--- start Information shown ---

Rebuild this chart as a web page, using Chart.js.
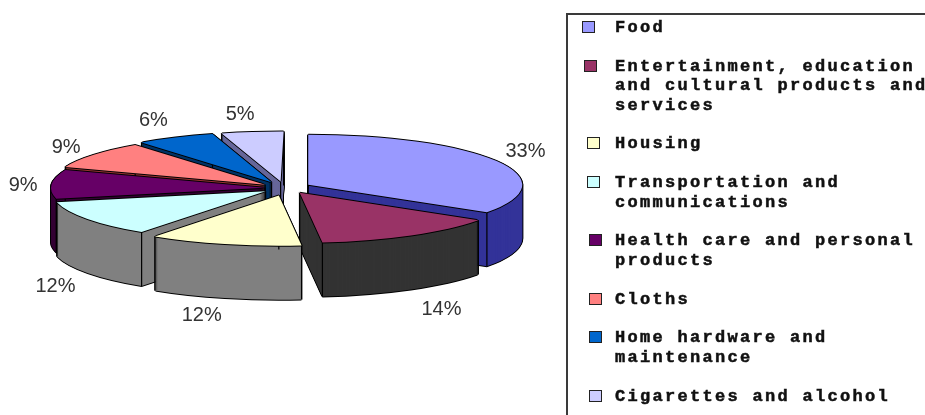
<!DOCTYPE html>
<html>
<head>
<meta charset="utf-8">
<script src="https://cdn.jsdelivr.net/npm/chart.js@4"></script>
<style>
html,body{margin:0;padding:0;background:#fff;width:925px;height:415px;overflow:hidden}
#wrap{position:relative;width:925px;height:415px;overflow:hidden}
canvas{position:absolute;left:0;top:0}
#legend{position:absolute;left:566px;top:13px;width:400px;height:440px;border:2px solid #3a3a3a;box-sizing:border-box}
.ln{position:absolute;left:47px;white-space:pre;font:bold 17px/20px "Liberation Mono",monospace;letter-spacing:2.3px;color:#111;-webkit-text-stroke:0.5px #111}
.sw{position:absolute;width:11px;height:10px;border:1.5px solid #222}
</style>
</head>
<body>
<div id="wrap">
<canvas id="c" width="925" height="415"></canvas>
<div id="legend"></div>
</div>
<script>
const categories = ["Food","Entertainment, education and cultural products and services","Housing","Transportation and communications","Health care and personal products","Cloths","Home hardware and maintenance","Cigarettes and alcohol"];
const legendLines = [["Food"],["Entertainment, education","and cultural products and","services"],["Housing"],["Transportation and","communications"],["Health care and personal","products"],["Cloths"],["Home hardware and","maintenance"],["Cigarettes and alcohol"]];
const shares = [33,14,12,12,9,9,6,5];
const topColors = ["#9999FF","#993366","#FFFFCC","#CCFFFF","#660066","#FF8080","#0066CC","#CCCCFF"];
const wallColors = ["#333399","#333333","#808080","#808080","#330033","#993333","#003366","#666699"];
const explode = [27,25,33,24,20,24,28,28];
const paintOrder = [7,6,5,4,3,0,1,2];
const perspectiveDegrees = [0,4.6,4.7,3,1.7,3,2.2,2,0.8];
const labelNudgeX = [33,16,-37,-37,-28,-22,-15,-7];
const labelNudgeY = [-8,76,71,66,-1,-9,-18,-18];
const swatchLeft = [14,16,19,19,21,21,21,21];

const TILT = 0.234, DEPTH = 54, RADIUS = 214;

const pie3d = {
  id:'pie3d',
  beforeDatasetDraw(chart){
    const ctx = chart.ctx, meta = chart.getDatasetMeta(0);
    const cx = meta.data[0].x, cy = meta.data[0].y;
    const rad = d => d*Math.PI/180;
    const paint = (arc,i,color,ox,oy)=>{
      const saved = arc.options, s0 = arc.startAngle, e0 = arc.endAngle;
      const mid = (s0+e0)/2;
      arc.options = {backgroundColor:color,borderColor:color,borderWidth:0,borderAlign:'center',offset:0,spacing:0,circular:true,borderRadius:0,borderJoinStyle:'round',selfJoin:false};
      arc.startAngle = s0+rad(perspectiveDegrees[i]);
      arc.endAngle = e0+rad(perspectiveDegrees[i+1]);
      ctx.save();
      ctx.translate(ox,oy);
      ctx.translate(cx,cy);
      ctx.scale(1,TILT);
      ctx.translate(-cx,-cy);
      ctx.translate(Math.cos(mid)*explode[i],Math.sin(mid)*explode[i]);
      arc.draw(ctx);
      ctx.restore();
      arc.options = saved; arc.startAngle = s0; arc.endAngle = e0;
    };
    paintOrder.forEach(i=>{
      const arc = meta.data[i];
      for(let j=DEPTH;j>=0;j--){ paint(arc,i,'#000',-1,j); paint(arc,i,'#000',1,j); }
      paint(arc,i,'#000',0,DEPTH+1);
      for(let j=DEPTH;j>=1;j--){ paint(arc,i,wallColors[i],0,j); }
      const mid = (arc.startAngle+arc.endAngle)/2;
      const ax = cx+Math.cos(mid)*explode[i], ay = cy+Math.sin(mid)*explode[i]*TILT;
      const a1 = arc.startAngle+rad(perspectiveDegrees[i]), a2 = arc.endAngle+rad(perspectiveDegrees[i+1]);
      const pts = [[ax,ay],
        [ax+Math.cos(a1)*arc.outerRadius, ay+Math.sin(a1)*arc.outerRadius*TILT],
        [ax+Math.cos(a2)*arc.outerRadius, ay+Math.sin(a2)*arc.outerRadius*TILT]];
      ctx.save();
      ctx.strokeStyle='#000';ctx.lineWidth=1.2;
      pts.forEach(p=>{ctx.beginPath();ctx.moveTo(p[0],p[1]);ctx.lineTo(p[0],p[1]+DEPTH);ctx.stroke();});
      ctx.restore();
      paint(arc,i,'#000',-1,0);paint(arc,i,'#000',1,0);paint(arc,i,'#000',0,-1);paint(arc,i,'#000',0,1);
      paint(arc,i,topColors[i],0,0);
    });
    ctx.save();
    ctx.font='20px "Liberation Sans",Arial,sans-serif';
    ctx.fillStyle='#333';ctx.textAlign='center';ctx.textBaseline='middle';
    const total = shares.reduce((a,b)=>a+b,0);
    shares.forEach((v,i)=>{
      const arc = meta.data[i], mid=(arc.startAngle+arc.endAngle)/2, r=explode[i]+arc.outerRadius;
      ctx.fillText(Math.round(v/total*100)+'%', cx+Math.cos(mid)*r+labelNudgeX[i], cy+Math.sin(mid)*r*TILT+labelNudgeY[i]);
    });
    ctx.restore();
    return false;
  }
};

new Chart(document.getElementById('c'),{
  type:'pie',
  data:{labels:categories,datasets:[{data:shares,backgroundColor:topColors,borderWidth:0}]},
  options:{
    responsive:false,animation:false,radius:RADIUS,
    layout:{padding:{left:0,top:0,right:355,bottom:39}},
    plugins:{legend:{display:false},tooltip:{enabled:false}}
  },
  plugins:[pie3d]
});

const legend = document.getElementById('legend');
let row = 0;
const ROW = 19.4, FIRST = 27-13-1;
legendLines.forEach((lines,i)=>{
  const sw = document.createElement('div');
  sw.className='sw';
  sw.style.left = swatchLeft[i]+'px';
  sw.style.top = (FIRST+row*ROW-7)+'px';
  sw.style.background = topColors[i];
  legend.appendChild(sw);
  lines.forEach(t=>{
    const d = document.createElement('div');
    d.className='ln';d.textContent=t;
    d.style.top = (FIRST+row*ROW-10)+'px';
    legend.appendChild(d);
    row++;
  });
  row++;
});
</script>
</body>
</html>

--- end Information shown ---

Restate the whole of the material word for word without the pictures.

Result of the exercise:
Rebuild this chart as a web page, using Chart.js.
<!DOCTYPE html>
<html>
<head>
<meta charset="utf-8">
<script src="https://cdn.jsdelivr.net/npm/chart.js@4"></script>
<style>
html,body{margin:0;padding:0;background:#fff;width:925px;height:415px;overflow:hidden}
#wrap{position:relative;width:925px;height:415px;overflow:hidden}
canvas{position:absolute;left:0;top:0}
#legend{position:absolute;left:566px;top:13px;width:400px;height:440px;border:2px solid #3a3a3a;box-sizing:border-box}
.ln{position:absolute;left:47px;white-space:pre;font:bold 17px/20px "Liberation Mono",monospace;letter-spacing:2.3px;color:#111;-webkit-text-stroke:0.5px #111}
.sw{position:absolute;width:11px;height:10px;border:1.5px solid #222}
</style>
</head>
<body>
<div id="wrap">
<canvas id="c" width="925" height="415"></canvas>
<div id="legend"></div>
</div>
<script>
const categories = ["Food","Entertainment, education and cultural products and services","Housing","Transportation and communications","Health care and personal products","Cloths","Home hardware and maintenance","Cigarettes and alcohol"];
const legendLines = [["Food"],["Entertainment, education","and cultural products and","services"],["Housing"],["Transportation and","communications"],["Health care and personal","products"],["Cloths"],["Home hardware and","maintenance"],["Cigarettes and alcohol"]];
const shares = [33,14,12,12,9,9,6,5];
const topColors = ["#9999FF","#993366","#FFFFCC","#CCFFFF","#660066","#FF8080","#0066CC","#CCCCFF"];
const wallColors = ["#333399","#333333","#808080","#808080","#330033","#993333","#003366","#666699"];
const explode = [27,25,33,24,20,24,28,28];
const paintOrder = [7,6,5,4,3,0,1,2];
const perspectiveDegrees = [0,4.6,4.7,3,1.7,3,2.2,2,0.8];
const labelNudgeX = [33,16,-37,-37,-28,-22,-15,-7];
const labelNudgeY = [-8,76,71,66,-1,-9,-18,-18];
const swatchLeft = [14,16,19,19,21,21,21,21];

const TILT = 0.234, DEPTH = 54, RADIUS = 214;

const pie3d = {
  id:'pie3d',
  beforeDatasetDraw(chart){
    const ctx = chart.ctx, meta = chart.getDatasetMeta(0);
    const cx = meta.data[0].x, cy = meta.data[0].y;
    const rad = d => d*Math.PI/180;
    const paint = (arc,i,color,ox,oy)=>{
      const saved = arc.options, s0 = arc.startAngle, e0 = arc.endAngle;
      const mid = (s0+e0)/2;
      arc.options = {backgroundColor:color,borderColor:color,borderWidth:0,borderAlign:'center',offset:0,spacing:0,circular:true,borderRadius:0,borderJoinStyle:'round',selfJoin:false};
      arc.startAngle = s0+rad(perspectiveDegrees[i]);
      arc.endAngle = e0+rad(perspectiveDegrees[i+1]);
      ctx.save();
      ctx.translate(ox,oy);
      ctx.translate(cx,cy);
      ctx.scale(1,TILT);
      ctx.translate(-cx,-cy);
      ctx.translate(Math.cos(mid)*explode[i],Math.sin(mid)*explode[i]);
      arc.draw(ctx);
      ctx.restore();
      arc.options = saved; arc.startAngle = s0; arc.endAngle = e0;
    };
    paintOrder.forEach(i=>{
      const arc = meta.data[i];
      for(let j=DEPTH;j>=0;j--){ paint(arc,i,'#000',-1,j); paint(arc,i,'#000',1,j); }
      paint(arc,i,'#000',0,DEPTH+1);
      for(let j=DEPTH;j>=1;j--){ paint(arc,i,wallColors[i],0,j); }
      const mid = (arc.startAngle+arc.endAngle)/2;
      const ax = cx+Math.cos(mid)*explode[i], ay = cy+Math.sin(mid)*explode[i]*TILT;
      const a1 = arc.startAngle+rad(perspectiveDegrees[i]), a2 = arc.endAngle+rad(perspectiveDegrees[i+1]);
      const pts = [[ax,ay],
        [ax+Math.cos(a1)*arc.outerRadius, ay+Math.sin(a1)*arc.outerRadius*TILT],
        [ax+Math.cos(a2)*arc.outerRadius, ay+Math.sin(a2)*arc.outerRadius*TILT]];
      ctx.save();
      ctx.strokeStyle='#000';ctx.lineWidth=1.2;
      pts.forEach(p=>{ctx.beginPath();ctx.moveTo(p[0],p[1]);ctx.lineTo(p[0],p[1]+DEPTH);ctx.stroke();});
      ctx.restore();
      paint(arc,i,'#000',-1,0);paint(arc,i,'#000',1,0);paint(arc,i,'#000',0,-1);paint(arc,i,'#000',0,1);
      paint(arc,i,topColors[i],0,0);
    });
    ctx.save();
    ctx.font='20px "Liberation Sans",Arial,sans-serif';
    ctx.fillStyle='#333';ctx.textAlign='center';ctx.textBaseline='middle';
    const total = shares.reduce((a,b)=>a+b,0);
    shares.forEach((v,i)=>{
      const arc = meta.data[i], mid=(arc.startAngle+arc.endAngle)/2, r=explode[i]+arc.outerRadius;
      ctx.fillText(Math.round(v/total*100)+'%', cx+Math.cos(mid)*r+labelNudgeX[i], cy+Math.sin(mid)*r*TILT+labelNudgeY[i]);
    });
    ctx.restore();
    return false;
  }
};

new Chart(document.getElementById('c'),{
  type:'pie',
  data:{labels:categories,datasets:[{data:shares,backgroundColor:topColors,borderWidth:0}]},
  options:{
    responsive:false,animation:false,radius:RADIUS,
    layout:{padding:{left:0,top:0,right:355,bottom:39}},
    plugins:{legend:{display:false},tooltip:{enabled:false}}
  },
  plugins:[pie3d]
});

const legend = document.getElementById('legend');
let row = 0;
const ROW = 19.4, FIRST = 27-13-1;
legendLines.forEach((lines,i)=>{
  const sw = document.createElement('div');
  sw.className='sw';
  sw.style.left = swatchLeft[i]+'px';
  sw.style.top = (FIRST+row*ROW-7)+'px';
  sw.style.background = topColors[i];
  legend.appendChild(sw);
  lines.forEach(t=>{
    const d = document.createElement('div');
    d.className='ln';d.textContent=t;
    d.style.top = (FIRST+row*ROW-10)+'px';
    legend.appendChild(d);
    row++;
  });
  row++;
});
</script>
</body>
</html>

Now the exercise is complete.